Wir haben bei der digitalen Vernetzung mehrere offene Baustellen: Einerseits kämpfen wir gerade im ländlichen Raum mit begrenzten Datenübertragungsraten, und zwar nicht nur kabelgebunden, sondern erst recht in Sachen mobiler Daten. Hier fehlt zurzeit eine sinnvolle Ergänzung, die den Datentransfer in dem Fall übernimmt, wenn über das Funk- oder Handynetz keine oder keine ausreichend gute Datenverbindung mehr aufgebaut werden kann. Wir testen zurzeit im DLG-Testzentrum die Möglichkeit, auf satellitenbasierte Datennetzwerksysteme zurückzugreifen. Die Versuche sehen vielversprechend aus, so dass hier relativ zeitnah marktreife Lösungen zu erwarten sind. Zum anderen benötigen wir eine oder mehrere digitale Plattformen, auf denen eine große Nutzerzahl bereitwillig ihre Daten speichert. Von diesen, natürlich anonymisierten Daten könnte dann jeder einzelne wieder profitieren. Hier sind wahrscheinlich die großen Player gefragt, denn die nötigen Investitionen sind beträchtlich.

Es wird noch etwas dauern

Je nach Anwendungsbereich können wir – trotz immer schnellerer Innovationszyklen – sicherlich noch mit einem Zeitrahmen von fünf bis zehn Jahren rechnen, bis die digitale Vernetzung bzw. Landwirtschaft 4.0 auf breiter Front in den Betrieben Einzug hält. In der Arbeitsorganisation und -planung ist eher von einem kürzeren, beim Erreichen der für einen echten Mehrwert nötigen, kritischen Nutzermasse auf einer digitalen Plattform eher von einem längeren Zeitraum auszugehen.
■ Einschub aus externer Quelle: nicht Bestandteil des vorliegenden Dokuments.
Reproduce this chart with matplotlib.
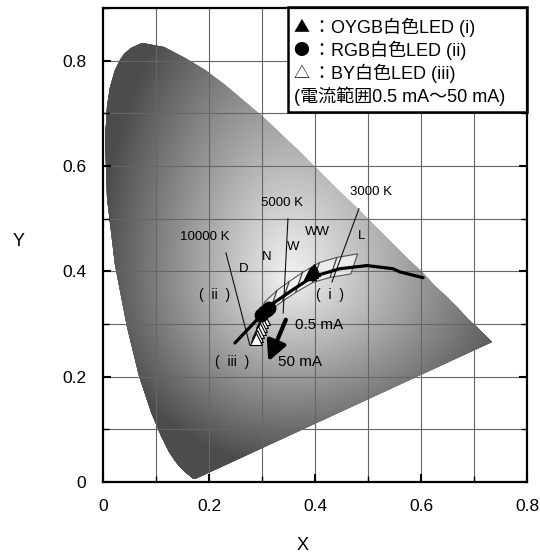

Aber um den genannten Zeitrahmen von zehn Jahren und die Vorbehalte in Richtung Datenübertragungsraten, Datenschutz und Datenhoheit zu relativieren: Mit dem Markteintritt des Unternehmens Facebook wurde im Verhalten vieler Menschen vieles anders. Die Social-Media-Plattform hat heute weltweit rund 1,7 Milliarden monatlich aktive Nutzer und viele können sich ein Leben „ohne“ gar nicht mehr vorstellen. Das Unternehmen selbst ist aber gerade mal 12,5 Jahre alt. Zum Zeitpunkt des Markteintritts kamen in Deutschland überhaupt erst die ersten kabelgebundenen DSL-Anschlüsse mit Übertragungsraten von zwei Mbit/s auf den Markt und mobiles Internet dümpelte auf dem bekannten GSM-Standard, d. h. mit maximal 14 kbit/s herum.

Wir dürfen also auf die weitere Entwicklung gespannt sein, denn möglicherweise wird diese sich erheblich beschleunigen, weil irgendjemand in seiner Garage oder Werkstatt bereits an der perfekten Lösung arbeitet.